Delay Queues in SQS#

SQS supports delay queues via the DelaySeconds parameter — but the maximum is 900 seconds (15 minutes). For delays beyond that, you need a different pattern: DB + scheduler → SQS workers.


How SQS delay works#

When sending a message, you set DelaySeconds. SQS hides the message from all consumers until that many seconds have passed.

SendMessageRequest request = SendMessageRequest.builder()
    .queueUrl(queueUrl)
    .messageBody("{\"user_id\": \"9981\", \"action\": \"charge\"}")
    .delaySeconds(900)  // hide for 15 minutes — the maximum SQS allows
    .build();

sqsClient.sendMessage(request);

Works perfectly for short delays: order cancellation windows, brief technical retries, email grace periods.


The 15-minute hard cap#

SQS DelaySeconds maxes out at 900 seconds. You cannot delay a message for hours, days, or weeks. The API rejects anything above 900.

This means Netflix's multi-day payment retry or WhatsApp's 7-day deletion cannot be implemented with SQS delay queues alone.


The DB + scheduler pattern — for delays beyond 15 minutes#

Store the scheduled job in a database. A scheduler queries for due jobs and enqueues them into SQS when the time comes.

Job needs to run in 7 days:
→ INSERT INTO scheduled_jobs (job_id, payload, run_at, status)
  VALUES ('job_abc', '{"user_id": 9981}', NOW() + 7 days, 'pending')

Scheduler runs every minute:
→ SELECT * FROM scheduled_jobs WHERE run_at <= NOW() AND status = 'pending'
→ For each due job: SendMessage to SQS (no delay needed — it's already due)
→ Mark status = 'enqueued'

SQS worker picks it up → processes → done

The scheduled_jobs table has an index on run_at. The scheduler only touches rows that are actually due — O(due now), not O(all users).

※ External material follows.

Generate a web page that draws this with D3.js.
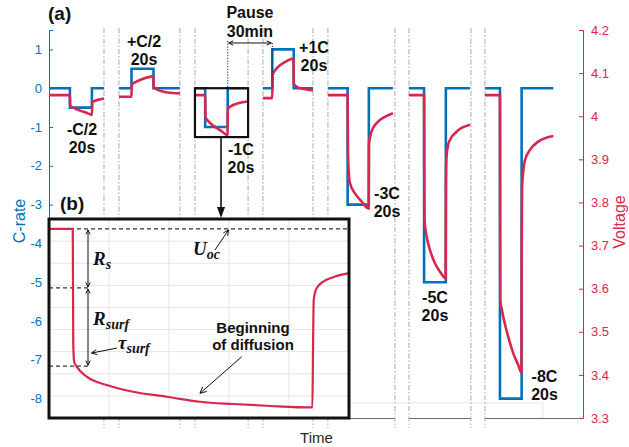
<!DOCTYPE html>
<html>
<head>
<meta charset="utf-8">
<script src="https://cdn.jsdelivr.net/npm/d3@7"></script>
<style>
  body { margin: 0; background: #fff; }
  svg { font-family: "Liberation Sans", Arial, sans-serif; }
</style>
</head>
<body>
<svg id="chart" width="629" height="447"></svg>
<script>
// ---- values ----
const cTicks = [1, 0, -1, -2, -3, -4, -5, -6, -7, -8]
const vTicks = [3.3, 3.4, 3.5, 3.6, 3.7, 3.8, 3.9, 4.0, 4.1, 4.2]

// time (s) on a broken axis, each gap is a 30 min pause
const segStart   = [0, 63.6, 132.7, 194.5, 253.6, 327.3, 396.4]
const pulseStart = [19, 75, 142, 203, 271.5, 341, 410]
const pulseEnd   = [39, 95, 162.5, 222.5, 290.8, 360.8, 429.7]
const segEnd     = [50, 119, 181, 240, 312.7, 382.7, 458.5]
const cRate      = [-0.5, 0.5, -1, 1, -3, -5, -8]
const pulseNames = ['-C/2', '+C/2', '-1C', '+1C', '-3C', '-5C', '-8C']
const breaks = [[50, 63.6], [119, 132.7], [181, 194.5], [240, 253.6], [314.5, 327.3], [383.6, 396.4]]

// voltage response per pulse
const voltTime = [
  [0, 19, 19.3, 22, 28, 34, 39, 39.3, 42, 46, 50],
  [63.6, 75, 75.3, 80, 87, 95, 95.3, 100, 108, 119],
  [132.7, 142, 142.3, 145, 150, 156, 162.3, 162.6, 166, 172, 181],
  [194.5, 203, 203.3, 206, 211, 216, 222.3, 222.6, 226, 232, 240],
  [253.6, 271.5, 271.8, 272.3, 273.6, 278.2, 284.3, 290.6, 290.9, 292.2, 294.5, 299, 305, 312.7],
  [327.3, 341, 341.15, 341.4, 343.4, 346.4, 350.9, 355.5, 360.6, 360.9, 361.4, 362.6, 364.5, 370.6, 382.7],
  [396.4, 410, 410.15, 410.3, 411.8, 413, 417.5, 422.1, 426.6, 429.5, 429.8, 430.1, 432.7, 437.3, 444.8, 458.5]
]
const voltValue = [
  [4.049, 4.049, 4.024, 4.020, 4.013, 4.008, 4.003, 4.032, 4.036, 4.039, 4.041],
  [4.045, 4.045, 4.073, 4.081, 4.088, 4.093, 4.067, 4.060, 4.055, 4.053],
  [4.049, 4.049, 3.998, 3.988, 3.977, 3.967, 3.956, 4.016, 4.024, 4.030, 4.034],
  [4.042, 4.042, 4.096, 4.108, 4.120, 4.128, 4.134, 4.075, 4.067, 4.063, 4.060],
  [4.049, 4.049, 3.93, 3.880, 3.845, 3.821, 3.802, 3.786, 3.935, 3.955, 3.972, 3.987, 3.998, 4.007],
  [4.049, 4.049, 3.90, 3.759, 3.7206, 3.6897, 3.6588, 3.6393, 3.624, 3.85, 3.905, 3.930, 3.945, 3.964, 3.980],
  [4.049, 4.049, 3.80, 3.574, 3.5505, 3.535, 3.4886, 3.450, 3.423, 3.405, 3.70, 3.836, 3.898, 3.922, 3.941, 3.954]
]

// inset (b): zoom on the -1C pulse
const insetTime = [0, 1.98, 2.02, 2.1, 2.31, 3.14, 4.81, 7.0, 9.81, 12.58, 15.33, 18.14, 21.95, 22.0, 22.06, 22.3, 22.86, 23.69, 25]
const insetVolt = [4.049, 4.049, 3.990, 3.9795, 3.9771, 3.9719, 3.9675, 3.9640, 3.9614, 3.9588, 3.9576, 3.9567, 3.9558, 3.985, 4.012, 4.018, 4.0215, 4.0238, 4.0259]
const uOc = 4.049, rsLevel = 4.0182, rsurfLevel = 3.9774

const blue = '#0072BD', red = '#D9264D'

const svg = d3.select('#chart')

const x = d3.scaleLinear().domain([0, 485.5]).range([49, 583])
const yC = d3.scaleLinear().domain([-8.5, 1.5]).range([418, 30])
const yV = d3.scaleLinear().domain([3.3, 4.2]).range([418, 30])

// faint leftover frame line
svg.append('path')
  .attr('d', `M${x(0)},${yC(-8.11)}H${x(449)}V${yC(-8.5)}`)
  .attr('fill', 'none').attr('stroke', '#e6e6e6').attr('stroke-width', 1)

// bottom axis pieces between the breaks
const pieces = []
let from = 0
breaks.forEach(b => { pieces.push([from, b[0]]); from = b[1] })
pieces.push([from, 485.5])
svg.append('g').selectAll('line').data(pieces).enter().append('line')
  .attr('x1', d => x(d[0])).attr('x2', d => x(d[1]))
  .attr('y1', 418.5).attr('y2', 418.5)
  .attr('stroke', '#6a6a6a').attr('stroke-width', 1.2)

// break markers
svg.append('g').selectAll('line').data(breaks.flat()).enter().append('line')
  .attr('x1', d => x(d)).attr('x2', d => x(d))
  .attr('y1', 28).attr('y2', 428)
  .attr('stroke', '#a8a8a8').attr('stroke-width', 1)
  .attr('stroke-dasharray', '5,2,1.5,2')

// axes
const leftAxis = svg.append('g').attr('transform', 'translate(49,0)')
  .call(d3.axisLeft(yC).tickValues(cTicks).tickSize(-4).tickPadding(7).tickFormat(d => String(d)))
leftAxis.select('.domain').attr('stroke', blue)
leftAxis.selectAll('.tick line').attr('stroke', blue)
leftAxis.selectAll('.tick text').attr('fill', blue).attr('font-size', 13)
  .attr('font-family', '"Liberation Sans", Arial, sans-serif')

const rightAxis = svg.append('g').attr('transform', 'translate(583,0)')
  .call(d3.axisRight(yV).tickValues(vTicks).tickSize(-4).tickPadding(8).tickFormat(d => String(+d.toFixed(1))))
rightAxis.select('.domain').attr('stroke', red)
rightAxis.selectAll('.tick line').attr('stroke', red)
rightAxis.selectAll('.tick text').attr('fill', red).attr('font-size', 13)
  .attr('font-family', '"Liberation Sans", Arial, sans-serif')

svg.append('text').attr('transform', 'translate(25,221) rotate(-90)')
  .attr('text-anchor', 'middle').attr('fill', blue).attr('font-size', 16).text('C-rate')
svg.append('text').attr('transform', 'translate(625,222) rotate(-90)')
  .attr('text-anchor', 'middle').attr('fill', red).attr('font-size', 16).text('Voltage')
svg.append('text').attr('x', 316.5).attr('y', 443)
  .attr('text-anchor', 'middle').attr('fill', '#262626').attr('font-size', 15).text('Time')

// C-rate steps
const cLine = d3.line().x(d => x(d[0])).y(d => yC(d[1])).curve(d3.curveStepAfter)
const cData = cRate.map((c, i) => [[segStart[i], 0], [pulseStart[i], c], [pulseEnd[i], 0], [segEnd[i], 0]])
svg.append('g').selectAll('path').data(cData).enter().append('path')
  .attr('d', cLine).attr('fill', 'none').attr('stroke', blue).attr('stroke-width', 2.6)

// voltage
const vLine = d3.line().x(d => x(d[0])).y(d => yV(d[1])).curve(d3.curveMonotoneX)
const vData = voltTime.map((ts, i) => ts.map((t, j) => [t, voltValue[i][j]]))
svg.append('g').selectAll('path').data(vData).enter().append('path')
  .attr('d', vLine).attr('fill', 'none').attr('stroke', red).attr('stroke-width', 2.6)

// arrow helpers
function openHead(g, x1, y1, x2, y2, len, w) {
  const a = Math.atan2(y2 - y1, x2 - x1), s = 0.45
  g.append('path')
    .attr('d', `M${x2 - len * Math.cos(a - s)},${y2 - len * Math.sin(a - s)}L${x2},${y2}L${x2 - len * Math.cos(a + s)},${y2 - len * Math.sin(a + s)}`)
    .attr('fill', 'none').attr('stroke', '#111').attr('stroke-width', w)
}
function arrow(x1, y1, x2, y2, both, w = 1, len = 6) {
  const g = svg.append('g')
  g.append('line').attr('x1', x1).attr('y1', y1).attr('x2', x2).attr('y2', y2)
    .attr('stroke', '#111').attr('stroke-width', w)
  openHead(g, x1, y1, x2, y2, len, w)
  if (both) openHead(g, x2, y2, x1, y1, len, w)
}

// labels of each pulse
const labelT = [30, 86.4, 174.5, 240.9, 307.3, 350.9, 450.5]
const labelC = [-1.2, 1.07, -1.72, 0.9, -2.86, -5.54, -7.56]
pulseNames.forEach((name, i) => {
  const t = svg.append('text').attr('text-anchor', 'middle').attr('font-weight', 'bold')
    .attr('font-size', 16).attr('fill', '#111')
  t.append('tspan').attr('x', x(labelT[i])).attr('y', yC(labelC[i])).text(name)
  t.append('tspan').attr('x', x(labelT[i])).attr('dy', 18).text('20s')
})

// pause marker
svg.append('g').selectAll('line').data([[pulseEnd[2], 1.22], [pulseStart[3], 1.165]]).enter().append('line')
  .attr('x1', d => x(d[0])).attr('x2', d => x(d[0]))
  .attr('y1', d => yC(d[1])).attr('y2', yC(0))
  .attr('stroke', '#222').attr('stroke-width', 1).attr('stroke-dasharray', '1.2,1.6')
arrow(x(pulseEnd[2]) + 1, yC(1.165), x(pulseStart[3]) - 1, yC(1.165), true, 1, 5)
const pause = svg.append('text').attr('text-anchor', 'middle').attr('font-weight', 'bold')
  .attr('font-size', 16).attr('fill', '#111')
pause.append('tspan').attr('x', x(182.7)).attr('y', 18).text('Pause')
pause.append('tspan').attr('x', x(182.7)).attr('y', 36.5).text('30min')

svg.append('text').attr('x', 48).attr('y', 20).attr('font-weight', 'bold')
  .attr('font-size', 19).attr('fill', '#111').text('(a)')

// zoom box on the -1C pulse and arrow to the inset
svg.append('rect')
  .attr('x', x(segStart[2])).attr('y', yC(0))
  .attr('width', x(segEnd[2]) - x(segStart[2])).attr('height', yC(-1.26) - yC(0))
  .attr('fill', 'none').attr('stroke', '#111').attr('stroke-width', 2.2)
const ax = x(156.4)
svg.append('line').attr('x1', ax).attr('x2', ax).attr('y1', yC(-1.26)).attr('y2', 210)
  .attr('stroke', '#111').attr('stroke-width', 1.6)
svg.append('path').attr('d', `M${ax - 4},207L${ax + 4},207L${ax},218Z`).attr('fill', '#111')

// ---- inset (b) ----
const xi = d3.scaleLinear().domain([0, 25]).range([49, 349])
const yi = d3.scaleLinear().domain([3.9503, 4.0542]).range([418, 219])
const gridY = d3.scaleLinear().domain([0, 9]).range([418, 219])
const inset = svg.append('g')
inset.append('rect').attr('x', 49).attr('y', 219).attr('width', 300).attr('height', 199).attr('fill', '#fff')
inset.append('g').selectAll('line').data([5, 10, 15, 20]).enter().append('line')
  .attr('x1', d => xi(d)).attr('x2', d => xi(d)).attr('y1', 219).attr('y2', 418)
  .attr('stroke', '#e4e4e4').attr('stroke-width', 1)
inset.append('g').selectAll('line').data(d3.range(1, 9)).enter().append('line')
  .attr('x1', 49).attr('x2', 349).attr('y1', d => gridY(d)).attr('y2', d => gridY(d))
  .attr('stroke', '#e4e4e4').attr('stroke-width', 1)

// dashed reference levels
inset.append('g').selectAll('line').data([[uOc, 25], [rsLevel, 3.25], [rsurfLevel, 3.25]]).enter().append('line')
  .attr('x1', xi(0)).attr('x2', d => xi(d[1])).attr('y1', d => yi(d[0])).attr('y2', d => yi(d[0]))
  .attr('stroke', '#333').attr('stroke-width', 1.2).attr('stroke-dasharray', '4,3')

inset.append('path')
  .datum(insetTime.map((t, i) => [t, insetVolt[i]]))
  .attr('d', d3.line().x(d => xi(d[0])).y(d => yi(d[1])).curve(d3.curveMonotoneX))
  .attr('fill', 'none').attr('stroke', red).attr('stroke-width', 2.2)

inset.append('rect').attr('x', 49).attr('y', 219).attr('width', 300).attr('height', 199)
  .attr('fill', 'none').attr('stroke', '#111').attr('stroke-width', 3)

// resistance arrows
arrow(xi(3.25), yi(uOc) + 1, xi(3.25), yi(rsLevel) - 1, true, 1, 5)
arrow(xi(3.25), yi(rsLevel) + 1, xi(3.25), yi(rsurfLevel) - 1, true, 1, 5)
arrow(xi(5.67), yi(3.9868), xi(3.54), yi(3.9842), false, 1, 6)
arrow(xi(13.83), yi(4.038), xi(14.96), yi(4.0485), false, 1, 6)
arrow(xi(16.06), yi(3.9823), xi(12.58), yi(3.9632), false, 1, 7)

function mathLabel(tx, v, main, sub) {
  const t = svg.append('text').attr('x', xi(tx)).attr('y', yi(v))
    .attr('font-family', '"Liberation Serif", "DejaVu Serif", serif')
    .attr('font-style', 'italic').attr('font-weight', 'bold').attr('fill', '#111').attr('font-size', 19)
  t.append('tspan').text(main)
  t.append('tspan').attr('font-size', 14).attr('dy', 4).text(sub)
}
mathLabel(3.67, 4.0302, 'R', 's')
mathLabel(3.67, 3.9988, 'R', 'surf')
mathLabel(5.75, 3.9863, 'τ', 'surf')
mathLabel(12, 4.0356, 'U', 'oc')

const diff = svg.append('text').attr('text-anchor', 'middle').attr('font-weight', 'bold')
  .attr('font-size', 15).attr('fill', '#111')
diff.append('tspan').attr('x', xi(17)).attr('y', yi(3.9947)).text('Beginning')
diff.append('tspan').attr('x', xi(17)).attr('dy', 17).text('of diffusion')

svg.append('text').attr('x', 60).attr('y', 210).attr('font-weight', 'bold')
  .attr('font-size', 19).attr('fill', '#111').text('(b)')
</script>
</body>
</html>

Why not just process in the scheduler directly — why SQS at all?#

This is the right question to ask. If the scheduler already finds due jobs, why enqueue into SQS? Why not just process them inside the scheduler?

Scheduler alone:
→ finds 10,000 due billing jobs at midnight
→ processes all 10,000 inside one process, sequentially
→ takes 20 minutes
→ next scheduler tick fires while previous is still running
→ if it crashes at job 5,000 — which ones ran? which didn't?
→ no retry, no fault tolerance, no parallelism

The scheduler is just an alarm clock. It's good at one thing: noticing when a job is due. It's bad at doing work at scale.

SQS + workers handle the actual execution:

Scheduler + SQS workers:
→ finds 10,000 due jobs
→ enqueues 10,000 messages into SQS (just API calls, done in seconds)
→ 500 workers drain in parallel
→ done in seconds, not 20 minutes
→ worker crashes? visibility timeout → message reappears → another worker retries
→ retry count, DLQ, idempotency — all built in
Scheduler = finds due jobs, enqueues them (alarm clock)
SQS       = distributes jobs to workers reliably (delivery layer)
Workers   = execute the actual work in parallel (processing layer)

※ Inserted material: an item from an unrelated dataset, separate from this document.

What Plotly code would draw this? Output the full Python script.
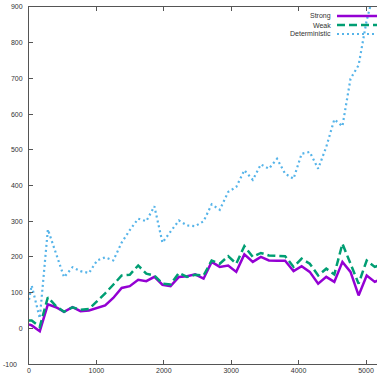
import plotly.graph_objects as go

x_vals = [0, 40, 160, 280, 400, 520, 645, 765, 890, 1010, 1130, 1250, 1375, 1495,
          1620, 1740, 1860, 1980, 2100, 2225, 2345, 2465, 2590, 2710, 2830, 2955,
          3075, 3195, 3320, 3440, 3560, 3680, 3800, 3925, 4045, 4165, 4290, 4410,
          4530, 4650, 4770, 4890, 5010, 5130, 5250]

strong = [11, 8, -8, 67, 59, 46, 59, 48, 50, 58, 64, 85, 113, 118, 136, 132, 144,
          122, 118, 144, 146, 151, 139, 186, 172, 176, 158, 207, 186, 200, 190, 189,
          189, 160, 174, 158, 125, 144, 130, 186, 158, 92, 148, 130, 140]

weak = [22, 22, 4, 87, 62, 46, 59, 52, 54, 75, 98, 122, 148, 150, 176, 153, 148,
        125, 123, 155, 144, 150, 148, 190, 181, 202, 181, 230, 200, 211, 204, 203,
        202, 172, 195, 181, 148, 167, 151, 237, 181, 125, 190, 172, 180]

deterministic = [80, 120, 28, 277, 210, 143, 171, 160, 155, 190, 199, 190, 240, 275,
                 307, 300, 342, 240, 271, 302, 288, 286, 300, 347, 332, 382, 396, 443,
                 416, 459, 447, 475, 433, 419, 489, 494, 447, 508, 585, 566, 699, 737,
                 863, 950, 1000]

series_names = ["Strong", "Weak", "Deterministic"]
colors = ["#9400d3", "#009e73", "#56b4e9"]
dashes = ["solid", "8px,4px", "2px,3px"]
widths = [2.5, 2.5, 2.2]

x_ticks = [0, 1000, 2000, 3000, 4000, 5000]
y_ticks = [0, 100, 200, 300, 400, 500, 600, 700, 800, 900]

W, H = 377, 381
ML, MR, MT, MB = 29, 0, 7, 17

fig = go.Figure()
for name, ys, c, d, w in zip(series_names, [strong, weak, deterministic], colors, dashes, widths):
    fig.add_trace(go.Scatter(x=x_vals, y=ys, mode="lines", name=name,
                             line=dict(color=c, dash=d, width=w), showlegend=False))

font = dict(family="Liberation Sans, Arial, sans-serif", size=7, color="#333333")

fig.update_layout(
    width=W, height=H,
    margin=dict(l=ML, r=MR, t=MT, b=MB, pad=0),
    paper_bgcolor="white", plot_bgcolor="white",
    showlegend=False,
    font=font,
    xaxis=dict(range=[0, 5163], tickvals=x_ticks, ticktext=[str(v) for v in x_ticks],
               ticks="inside", ticklen=4, tickcolor="#555555", tickwidth=1,
               showline=True, linecolor="#555555", linewidth=1, mirror="ticks",
               showgrid=False, zeroline=False, automargin=False, tickfont=font),
    yaxis=dict(range=[-100, 900], tickvals=y_ticks, ticktext=[str(v) for v in y_ticks],
               ticks="inside", ticklen=4, tickcolor="#555555", tickwidth=1,
               showline=True, linecolor="#555555", linewidth=1, mirror=False,
               showgrid=False, zeroline=False, automargin=False, tickfont=font,
               ticklabelstandoff=4),
)

plot_w = W - ML - MR
plot_h = H - MT - MB

# bottom y label, placed at the very left edge as in the original
fig.add_annotation(text="-100", xref="paper", yref="y", x=(1 - ML) / plot_w, y=-100,
                   xanchor="left", yanchor="middle", showarrow=False, font=font)

# gnuplot-style key: right-aligned text, then sample line
key_rows = [16, 25, 34]
for name, c, d, w, py in zip(series_names, colors, dashes, widths, key_rows):
    yp = 1 - (py - MT) / plot_h
    fig.add_annotation(text=name, xref="paper", yref="paper", x=(333 - ML) / plot_w, y=yp,
                       xanchor="right", yanchor="middle", showarrow=False, font=font)
    fig.add_shape(type="line", xref="paper", yref="paper",
                  x0=(337 - ML) / plot_w, x1=(380 - ML) / plot_w, y0=yp, y1=yp,
                  line=dict(color=c, dash=d, width=w))

fig.write_html("out.html")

Each layer does one thing. Mixing scheduling and execution into one process is fine for 50 jobs. It breaks at Netflix scale.


Netflix retry — correct implementation#

Day 0 → charge fails
→ INSERT scheduled_jobs: run_at = now + 1 day, retry_count = 1
→ notify user

Day 1 → scheduler sees the job → enqueues into SQS
→ worker retries → still failing
→ INSERT scheduled_jobs: run_at = now + 2 days, retry_count = 2

Day 3 → enqueued → retry → failing → schedule Day 7
Day 7 → enqueued → retry → failing → schedule Day 14
Day 14 → enqueued → retry → failing → suspend account

DB handles multi-day timing. SQS handles reliable distributed delivery. Workers handle execution.


Summary#

Delay < 15 minutes  →  SQS DelaySeconds directly
                        (order cancel window, brief retry, email grace period)

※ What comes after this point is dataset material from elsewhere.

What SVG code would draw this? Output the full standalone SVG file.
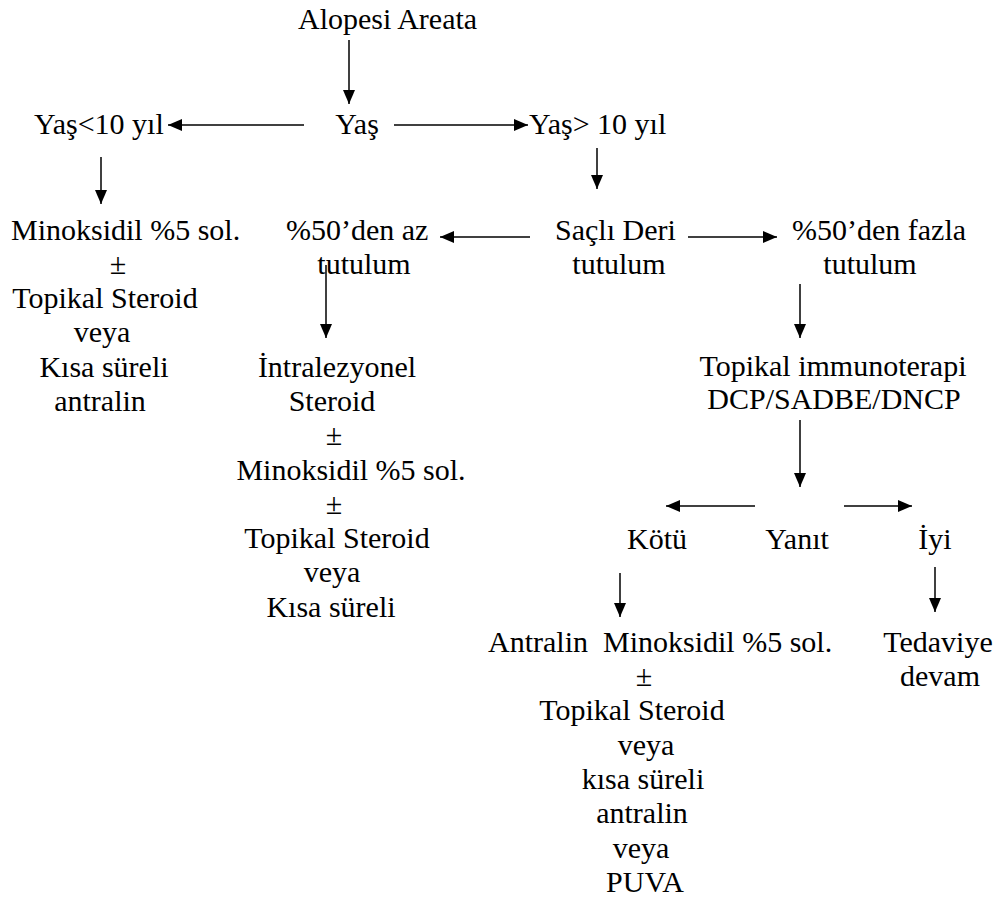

Delay > 15 minutes  →  DB + scheduler → enqueue into SQS when due
                        (Netflix retry, WhatsApp 7-day delete, monthly billing)

Never               →  scheduler processing jobs directly at scale
                        (no parallelism, no retry, single point of failure)

Interview framing: "SQS delay queues cap at 15 minutes. For short delays I'd use DelaySeconds directly. For multi-day schedules I'd store jobs in a scheduled_jobs table with a run_at index, have a scheduler enqueue due jobs into SQS every minute, and let workers process in parallel. The scheduler is just the alarm clock — SQS and workers handle the reliable distributed execution."